Friday, November 09, 2007

Tough Week

It's been a tough week and it isn't even over yet.

I've had a cold that keeps coming back--three times since I got back from California last month. Even though I have an antibiotic to help out, it's still a slow recovery. Because I feel bad, I have been giving in to temptation over my favorite comfort food--yes, pizza. Not even good pizza. Cheap pizza for five bucks, hot and ready. Weight Watchers is still waiting for me to show up for a meeting this week--that includes a weigh-in. I'm dreading it, even though I did so well last week (another five pounds lost).

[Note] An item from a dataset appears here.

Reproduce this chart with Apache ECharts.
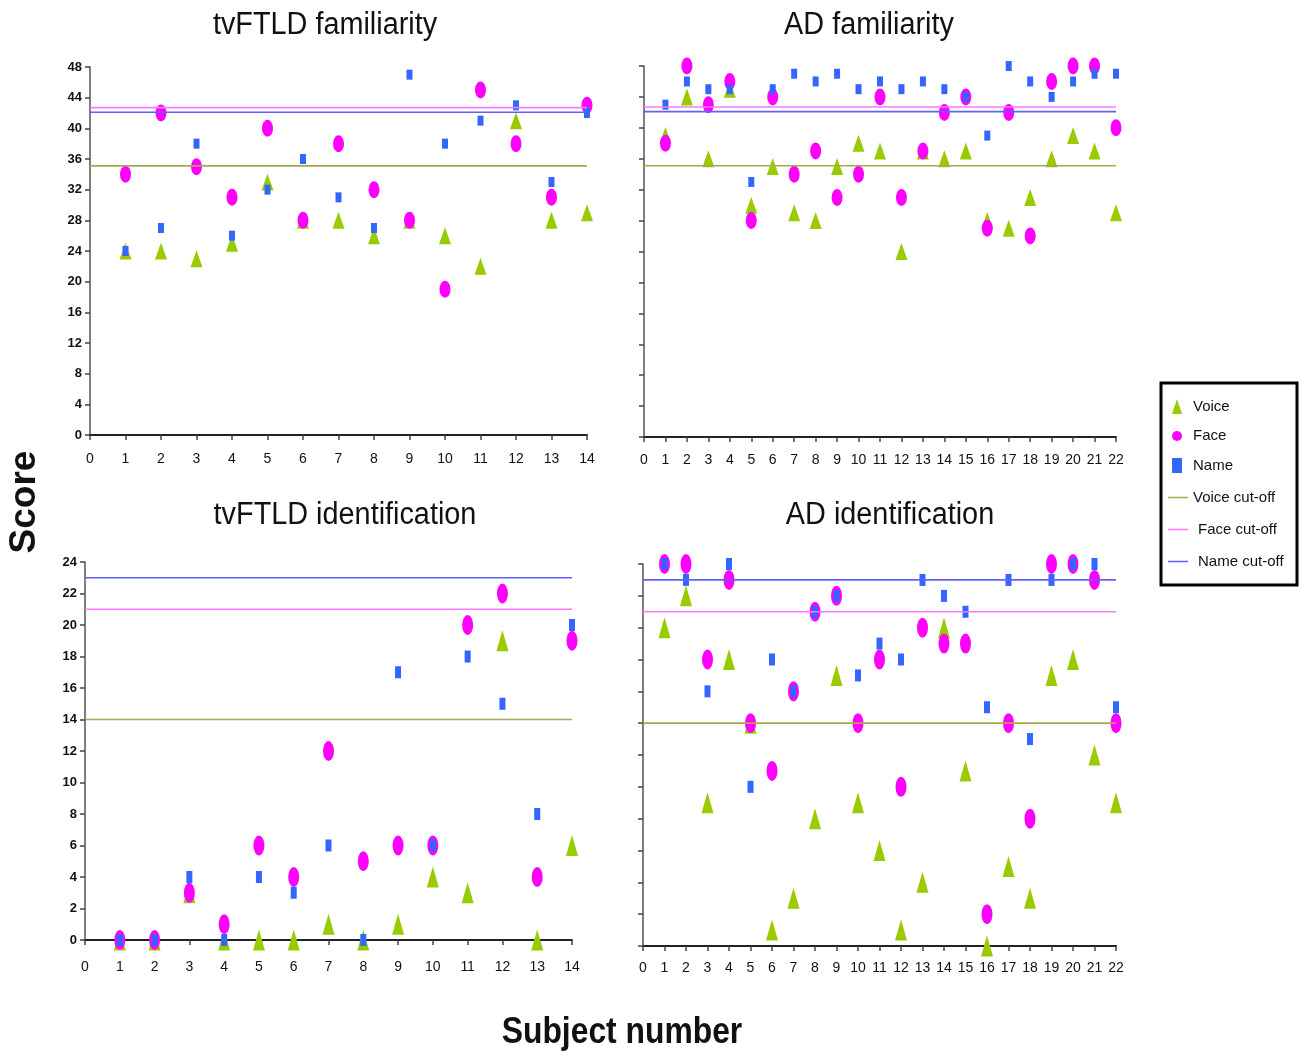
<!DOCTYPE html>
<html>
<head>
<meta charset="utf-8">
<script src="https://cdn.jsdelivr.net/npm/echarts@6/dist/echarts.min.js"></script>
<style>
html,body{margin:0;padding:0;background:#fff;}
#chart{width:1302px;height:1055px;}
</style>
</head>
<body>
<div id="chart"></div>
<script>
// ---- data ----
const subjectsFTLD = [1,2,3,4,5,6,7,8,9,10,11,12,13,14];
const subjectsAD = [1,2,3,4,5,6,7,8,9,10,11,12,13,14,15,16,17,18,19,20,21,22];

const ftldFamVoice = [24,24,23,25,33,28,28,26,28,26,22,41,28,29];
const ftldFamFace  = [34,42,35,31,40,28,38,32,28,19,45,38,31,43];
const ftldFamName  = [24,27,38,26,32,36,31,27,47,38,41,43,33,42];

const adFamVoice = [39,44,36,45,30,35,29,28,35,38,37,24,37,36,37,28,27,31,36,39,37,29];
const adFamFace  = [38,48,43,46,28,44,34,37,31,34,44,31,37,42,44,27,42,26,46,48,48,40];
const adFamName  = [43,46,45,45,33,45,47,46,47,45,46,45,46,45,44,39,48,46,44,46,47,47];

const ftldIdVoice = [0,0,3,0,0,0,1,0,1,4,3,19,0,6];
const ftldIdFace  = [0,0,3,1,6,4,12,5,6,6,20,22,4,19];
const ftldIdName  = [0,0,4,0,4,3,6,0,17,6,18,15,8,20];

const adIdVoice = [20,22,9,18,14,1,3,8,17,9,6,1,4,20,11,0,5,3,17,18,12,9];
const adIdFace  = [24,24,18,23,14,11,16,21,22,14,18,10,20,19,19,2,14,8,24,24,23,14];
const adIdName  = [24,23,16,24,10,18,16,21,22,17,19,18,23,22,21,15,23,13,23,24,24,15];

// cut-off values [voice, face, name]
const famCutoffs = [35.1, 42.7, 42.1];
const idCutoffs  = [14, 21, 23];

const panelTitles = ['tvFTLD familiarity','AD familiarity','tvFTLD identification','AD identification'];
const seriesNames = ['Voice','Face','Name'];
const cutNames = ['Voice cut-off','Face cut-off','Name cut-off'];

// ---- styling ----
const SANS = "'Liberation Sans',Arial,sans-serif";
const markerColors = ['#99CC00','#FF00FF','#3366FF'];
const lineColors = ['#A8A850','#FF77FF','#6060FF'];
const symbols = ['triangle','circle','rect'];
const sizesTop = [[12,17],[11,17],[6,10]];
const sizesBot = [[12,21],[11,20],[6,12]];

const grids = [
  {left:90, top:67, width:497, height:368},
  {left:644, top:66, width:472, height:371},
  {left:85, top:562, width:487, height:378},
  {left:643, top:564, width:473, height:382}
];

const panels = [
  {subj:subjectsFTLD, xmax:14, ymax:48, yint:4, vals:[ftldFamVoice,ftldFamFace,ftldFamName], cut:famCutoffs, sizes:sizesTop, ylabels:true, xmargin:17},
  {subj:subjectsAD, xmax:22, ymax:48, yint:4, vals:[adFamVoice,adFamFace,adFamName], cut:famCutoffs, sizes:sizesTop, ylabels:false, xmargin:16},
  {subj:subjectsFTLD, xmax:14, ymax:24, yint:2, vals:[ftldIdVoice,ftldIdFace,ftldIdName], cut:idCutoffs, sizes:sizesBot, ylabels:true, xmargin:20},
  {subj:subjectsAD, xmax:22, ymax:24, yint:2, vals:[adIdVoice,adIdFace,adIdName], cut:idCutoffs, sizes:sizesBot, ylabels:false, xmargin:15}
];

const xAxes = [], yAxes = [], series = [];
panels.forEach((p, k) => {
  xAxes.push({
    type:'value', gridIndex:k, min:0, max:p.xmax, interval:1,
    splitLine:{show:false},
    axisLine:{show:true, onZero:false, lineStyle:{color:'#222', width:2}},
    axisTick:{show:true, length:5, lineStyle:{color:'#444', width:1.5}},
    axisLabel:{show:true, margin:p.xmargin, fontFamily:SANS, fontSize:14, color:'#111'}
  });
  yAxes.push({
    type:'value', gridIndex:k, min:0, max:p.ymax, interval:p.yint,
    splitLine:{show:false},
    axisLine:{show:true, onZero:false, lineStyle:{color:'#555', width:1.5}},
    axisTick:{show:true, length:5, lineStyle:{color:'#444', width:1.5}},
    axisLabel:{show:p.ylabels, margin:8, fontFamily:SANS, fontWeight:'bold', fontSize:13, color:'#111'}
  });
  for (let j = 0; j < 3; j++) {
    series.push({
      name:cutNames[j], type:'line', xAxisIndex:k, yAxisIndex:k,
      symbol:'none', silent:true, animation:false,
      itemStyle:{color:lineColors[j]},
      lineStyle:{color:lineColors[j], width:1.6},
      data:[[0, p.cut[j]], [p.xmax, p.cut[j]]]
    });
  }
  for (let j = 0; j < 3; j++) {
    series.push({
      name:seriesNames[j], type:'scatter', xAxisIndex:k, yAxisIndex:k,
      symbol:symbols[j], symbolSize:p.sizes[j], symbolKeepAspect:false,
      itemStyle:{color:markerColors[j], opacity:1},
      animation:false,
      data:p.subj.map((s, i) => [s, p.vals[j][i]])
    });
  }
});

const titlePos = [[325,25],[869,25],[345,515],[890,515]];
const graphics = panelTitles.map((t, i) => ({
  type:'text', x:titlePos[i][0], y:titlePos[i][1], scaleX:0.93,
  style:{text:t, fontFamily:SANS, fontSize:31, fill:'#111', textAlign:'center', textVerticalAlign:'middle'}
}));
graphics.push(
  {type:'rect', shape:{x:1161, y:383, width:136, height:202}, style:{fill:'none', stroke:'#000', lineWidth:3}, z:-1},
  {type:'text', x:25, y:502, rotation:Math.PI/2, style:{text:'Score', fontFamily:SANS, fontWeight:'bold', fontSize:37, fill:'#111', textAlign:'center', textVerticalAlign:'middle'}},
  {type:'text', x:622, y:1033, scaleX:0.86, style:{text:'Subject number', fontFamily:SANS, fontWeight:'bold', fontSize:37, fill:'#111', textAlign:'center', textVerticalAlign:'middle'}}
);

const option = {
  backgroundColor:'#fff',
  animation:false,
  grid:grids,
  xAxis:xAxes,
  yAxis:yAxes,
  legend:[
    {
      data:seriesNames, orient:'vertical', left:1172, top:399, padding:0,
      itemWidth:10, itemHeight:15, itemGap:14.5,
      textStyle:{fontFamily:SANS, fontSize:15, color:'#111', padding:[0,0,0,6]}
    },
    {
      data:cutNames.map((n, i) => ({name:n, icon:'rect', textStyle:{padding:[0,0,0,i === 0 ? 0 : 5]}})),
      orient:'vertical', left:1168, top:489, padding:0,
      itemWidth:20, itemHeight:1.5, itemGap:15,
      textStyle:{fontFamily:SANS, fontSize:15, color:'#111', lineHeight:17}
    }
  ],
  graphic:graphics,
  series:series
};

const chart = echarts.init(document.getElementById('chart'), null, {renderer:'canvas'});
chart.setOption(option);
</script>
</body>
</html>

Then, hubby told me that he no longer works at his job. He has another lined up for part-time as a mail carrier at the post office, which could turn into full time after a few years. So, he stepped down as manager at his other job to part-time. He was told that he was wanted full time or not at all. So, he left. Which means he lost his bonus that he'd been earning for the last year, a couple thousand dollars.

Short term, we're fine. Long term, we have to come up with another plan. So, while we think, seek and pray about what God would want us to do, I'll keep you all posted about what we're learning about this. The current prayer we're praying is that we'd deal with stress in a godly way, support each other through the transitions and then be thankful for what God has provided for us. And look towards Him in faith for our needs-physical, financial, emotional, spiritual and even mental.

Tim Challies has an excellent blog about trusting God and his promises. You can read it here and I've included a snippet below.





Imagine that you are an Israelite father or mother and that you have three
or four young children depending on you. Imagine putting these children to bed
in the evening, knowing that there is not a bit of food to be found anywhere in
your tent. Just to be sure, you wander over to the fridge and open it up. The
glare from the light shows nothing but the glistening white of the inside of the
Kenmore. There is nothing on any of the shelves; nothing in any of the drawers.
There isn’t even a mostly-empty jar of relish left over from when you made
burgers a few weeks earlier. There isn’t a clove of garlic or an old stick of
butter. There is nothing. You close the door and open the freezer and as you
wave your hand to brush aside the mist, you see that every corner of the freezer
is empty. You turn to the nearby pantry and, looking high and low, see that
there is not a bag, not a box, not a jar to be found. You have no food.
Nothing.

As you tuck your daughter into bed that night, she says, “Daddy, what will
we eat for breakfast tomorrow?” And with utter sincerity and utter confidence
you say, “God will provide.” And, despite the bare cupboards and the empty
fridge, you are able to go to sleep that night with full confidence that there
will be food for you the next day. When you wake in the morning, you unlock the
tent door, step outside, and see the world around covered in food like frost on
a cold morning. You are able to quickly and easily collect enough food for the
day, and can head inside knowing that the children will have all the food they
need that day. As you nuke their mannapancakes, you whisper a prayer of
gratitude that God provided again. Yet again.